* Given material
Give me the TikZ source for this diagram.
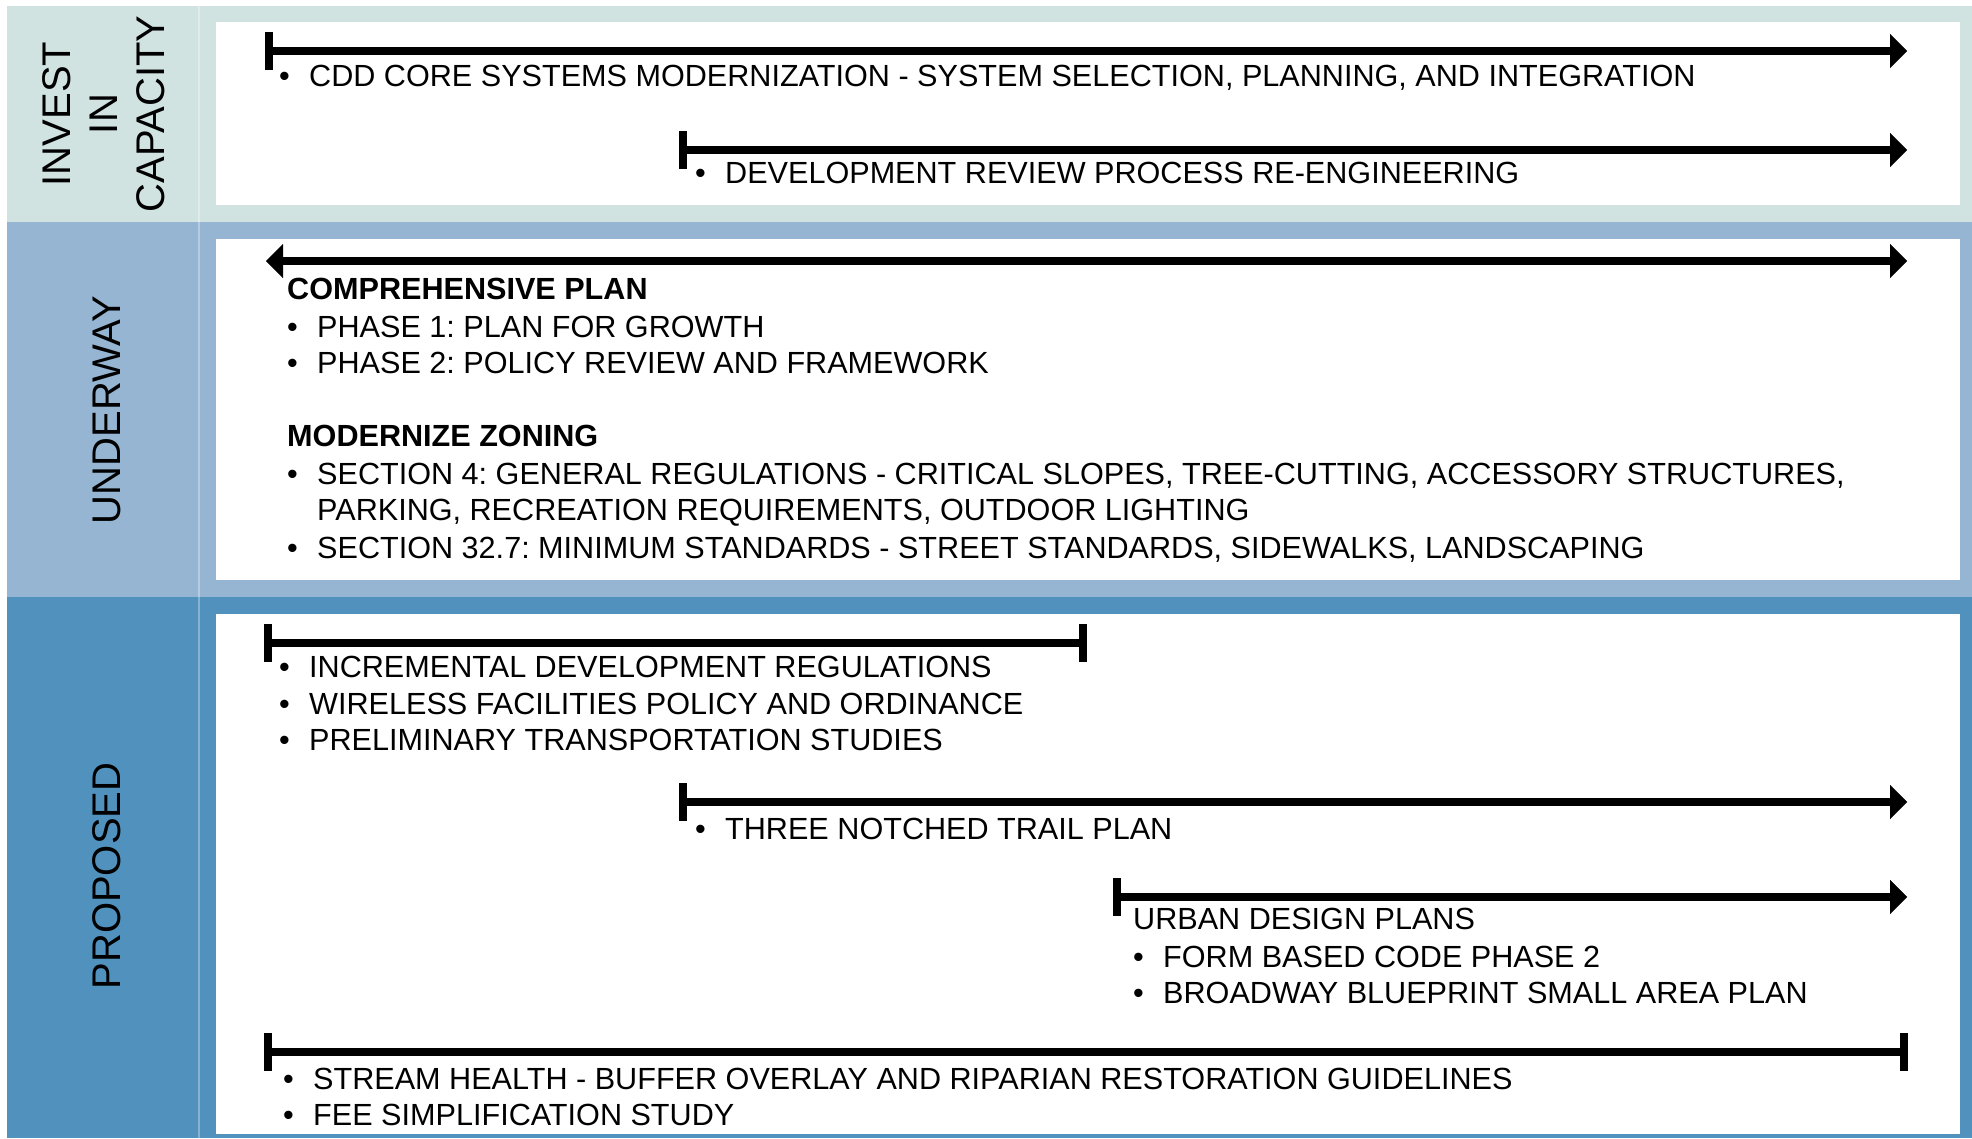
\documentclass[tikz,border=0pt]{standalone}
\usepackage{fontspec}
\setmainfont{Liberation Sans}
\usetikzlibrary{arrows.meta}

\definecolor{capband}{HTML}{D0E3E1}
\definecolor{wayband}{HTML}{95B5D2}
\definecolor{proband}{HTML}{5092BD}

\newcommand{\itm}[1]{\makebox[30pt][l]{\textbullet}#1}

\tikzset{
  txt/.style={anchor=base west, inner sep=0pt, font=\fontsize{30.6}{36.6}\selectfont\frenchspacing},
  hdr/.style={anchor=base west, inner sep=0pt, font=\fontsize{30.6}{36.6}\selectfont\bfseries},
  lbl/.style={rotate=90, align=center, inner sep=0pt, font=\fontsize{40}{47}\selectfont},
  span/.style={line width=8pt},
  open/.style={span, {Bar[width=38pt]}-{Triangle[length=17pt,width=34pt,line width=0.01pt]}},
  both/.style={span, {Triangle[length=17pt,width=34pt,line width=0.01pt]}-{Triangle[length=17pt,width=34pt,line width=0.01pt]}},
  shut/.style={span, {Bar[width=38pt]}-{Bar[width=38pt]}}
}

\begin{document}
\begin{tikzpicture}[x=1pt,y=-1pt]
\useasboundingbox (0,0) rectangle (1972,1138);

% bands
\fill[capband] (7,6) rectangle (1972,222);
\fill[wayband] (7,222) rectangle (1972,597);
\fill[proband] (7,597) rectangle (1972,1138);
\draw[white, opacity=0.3, line width=1.5pt] (199,6) -- (199,1138);
\fill[white] (216,22) rectangle (1960,205);
\fill[white] (216,239) rectangle (1960,580);
\fill[white] (216,614) rectangle (1960,1134);

% side labels
\node[lbl] (invest) at (104,114) {INVEST\\IN\\CAPACITY};
\node[lbl] (underway) at (107,410) {UNDERWAY};
\node[lbl] (proposed) at (107,876) {PROPOSED};

% invest in capacity
\coordinate (A1) at (265,51);
\coordinate (B1) at (1907,51);
\coordinate (A2) at (679,150);
\coordinate (B2) at (1907,150);

\draw[open] (A1) -- (B1);
\draw[open] (A2) -- (B2);
\node[txt] (cdd) at (279,86.5) {\itm{CDD CORE SYSTEMS MODERNIZATION - SYSTEM SELECTION, PLANNING, AND INTEGRATION}};
\node[txt] (review) at (695,183) {\itm{DEVELOPMENT REVIEW PROCESS RE-ENGINEERING}};

% underway
\coordinate (A3) at (266,261);
\coordinate (B3) at (1907,261);

\draw[both] (A3) -- (B3);
\node[hdr] (comp) at (287,299) {COMPREHENSIVE PLAN};
\node[txt] (ph1) at (287,337) {\itm{PHASE 1: PLAN FOR GROWTH}};
\node[txt] (ph2) at (287,373) {\itm{PHASE 2: POLICY REVIEW AND FRAMEWORK}};
\node[hdr] (zoning) at (287,446) {MODERNIZE ZONING};
\node[txt] (sec4) at (287,484) {\itm{SECTION 4: GENERAL REGULATIONS - CRITICAL SLOPES, TREE-CUTTING, ACCESSORY STRUCTURES,}};
\node[txt] (sec4b) at (317,520) {PARKING, RECREATION REQUIREMENTS, OUTDOOR LIGHTING};
\node[txt] (sec32) at (287,558) {\itm{SECTION 32.7: MINIMUM STANDARDS - STREET STANDARDS, SIDEWALKS, LANDSCAPING}};

% proposed
\coordinate (A4) at (264,643);
\coordinate (B4) at (1087,643);
\coordinate (A5) at (679,802);
\coordinate (B5) at (1907,802);
\coordinate (A6) at (1113,897);
\coordinate (B6) at (1907,897);
\coordinate (A7) at (264,1052);
\coordinate (B7) at (1908,1052);

\draw[shut] (A4) -- (B4);
\node[txt] (incr) at (279,677) {\itm{INCREMENTAL DEVELOPMENT REGULATIONS}};
\node[txt] (wire) at (279,714) {\itm{WIRELESS FACILITIES POLICY AND ORDINANCE}};
\node[txt] (prelim) at (279,750) {\itm{PRELIMINARY TRANSPORTATION STUDIES}};

\draw[open] (A5) -- (B5);
\node[txt] (trail) at (695,839) {\itm{THREE NOTCHED TRAIL PLAN}};

\draw[open] (A6) -- (B6);
\node[txt] (urban) at (1133,929) {URBAN DESIGN PLANS};
\node[txt] (form) at (1133,967) {\itm{FORM BASED CODE PHASE 2}};
\node[txt] (bway) at (1133,1003) {\itm{BROADWAY BLUEPRINT SMALL AREA PLAN}};

\draw[shut] (A7) -- (B7);
\node[txt] (stream) at (283,1089) {\itm{STREAM HEALTH - BUFFER OVERLAY AND RIPARIAN RESTORATION GUIDELINES}};
\node[txt] (fee) at (283,1125) {\itm{FEE SIMPLIFICATION STUDY}};
\end{tikzpicture}
\end{document}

* Exercise objective
Set the pictures aside and transcribe the data above exactly.

* Output of the exercise
Give me the TikZ source for this diagram.
\documentclass[tikz,border=0pt]{standalone}
\usepackage{fontspec}
\setmainfont{Liberation Sans}
\usetikzlibrary{arrows.meta}

\definecolor{capband}{HTML}{D0E3E1}
\definecolor{wayband}{HTML}{95B5D2}
\definecolor{proband}{HTML}{5092BD}

\newcommand{\itm}[1]{\makebox[30pt][l]{\textbullet}#1}

\tikzset{
  txt/.style={anchor=base west, inner sep=0pt, font=\fontsize{30.6}{36.6}\selectfont\frenchspacing},
  hdr/.style={anchor=base west, inner sep=0pt, font=\fontsize{30.6}{36.6}\selectfont\bfseries},
  lbl/.style={rotate=90, align=center, inner sep=0pt, font=\fontsize{40}{47}\selectfont},
  span/.style={line width=8pt},
  open/.style={span, {Bar[width=38pt]}-{Triangle[length=17pt,width=34pt,line width=0.01pt]}},
  both/.style={span, {Triangle[length=17pt,width=34pt,line width=0.01pt]}-{Triangle[length=17pt,width=34pt,line width=0.01pt]}},
  shut/.style={span, {Bar[width=38pt]}-{Bar[width=38pt]}}
}

\begin{document}
\begin{tikzpicture}[x=1pt,y=-1pt]
\useasboundingbox (0,0) rectangle (1972,1138);

% bands
\fill[capband] (7,6) rectangle (1972,222);
\fill[wayband] (7,222) rectangle (1972,597);
\fill[proband] (7,597) rectangle (1972,1138);
\draw[white, opacity=0.3, line width=1.5pt] (199,6) -- (199,1138);
\fill[white] (216,22) rectangle (1960,205);
\fill[white] (216,239) rectangle (1960,580);
\fill[white] (216,614) rectangle (1960,1134);

% side labels
\node[lbl] (invest) at (104,114) {INVEST\\IN\\CAPACITY};
\node[lbl] (underway) at (107,410) {UNDERWAY};
\node[lbl] (proposed) at (107,876) {PROPOSED};

% invest in capacity
\coordinate (A1) at (265,51);
\coordinate (B1) at (1907,51);
\coordinate (A2) at (679,150);
\coordinate (B2) at (1907,150);

\draw[open] (A1) -- (B1);
\draw[open] (A2) -- (B2);
\node[txt] (cdd) at (279,86.5) {\itm{CDD CORE SYSTEMS MODERNIZATION - SYSTEM SELECTION, PLANNING, AND INTEGRATION}};
\node[txt] (review) at (695,183) {\itm{DEVELOPMENT REVIEW PROCESS RE-ENGINEERING}};

% underway
\coordinate (A3) at (266,261);
\coordinate (B3) at (1907,261);

\draw[both] (A3) -- (B3);
\node[hdr] (comp) at (287,299) {COMPREHENSIVE PLAN};
\node[txt] (ph1) at (287,337) {\itm{PHASE 1: PLAN FOR GROWTH}};
\node[txt] (ph2) at (287,373) {\itm{PHASE 2: POLICY REVIEW AND FRAMEWORK}};
\node[hdr] (zoning) at (287,446) {MODERNIZE ZONING};
\node[txt] (sec4) at (287,484) {\itm{SECTION 4: GENERAL REGULATIONS - CRITICAL SLOPES, TREE-CUTTING, ACCESSORY STRUCTURES,}};
\node[txt] (sec4b) at (317,520) {PARKING, RECREATION REQUIREMENTS, OUTDOOR LIGHTING};
\node[txt] (sec32) at (287,558) {\itm{SECTION 32.7: MINIMUM STANDARDS - STREET STANDARDS, SIDEWALKS, LANDSCAPING}};

% proposed
\coordinate (A4) at (264,643);
\coordinate (B4) at (1087,643);
\coordinate (A5) at (679,802);
\coordinate (B5) at (1907,802);
\coordinate (A6) at (1113,897);
\coordinate (B6) at (1907,897);
\coordinate (A7) at (264,1052);
\coordinate (B7) at (1908,1052);

\draw[shut] (A4) -- (B4);
\node[txt] (incr) at (279,677) {\itm{INCREMENTAL DEVELOPMENT REGULATIONS}};
\node[txt] (wire) at (279,714) {\itm{WIRELESS FACILITIES POLICY AND ORDINANCE}};
\node[txt] (prelim) at (279,750) {\itm{PRELIMINARY TRANSPORTATION STUDIES}};

\draw[open] (A5) -- (B5);
\node[txt] (trail) at (695,839) {\itm{THREE NOTCHED TRAIL PLAN}};

\draw[open] (A6) -- (B6);
\node[txt] (urban) at (1133,929) {URBAN DESIGN PLANS};
\node[txt] (form) at (1133,967) {\itm{FORM BASED CODE PHASE 2}};
\node[txt] (bway) at (1133,1003) {\itm{BROADWAY BLUEPRINT SMALL AREA PLAN}};

\draw[shut] (A7) -- (B7);
\node[txt] (stream) at (283,1089) {\itm{STREAM HEALTH - BUFFER OVERLAY AND RIPARIAN RESTORATION GUIDELINES}};
\node[txt] (fee) at (283,1125) {\itm{FEE SIMPLIFICATION STUDY}};
\end{tikzpicture}
\end{document}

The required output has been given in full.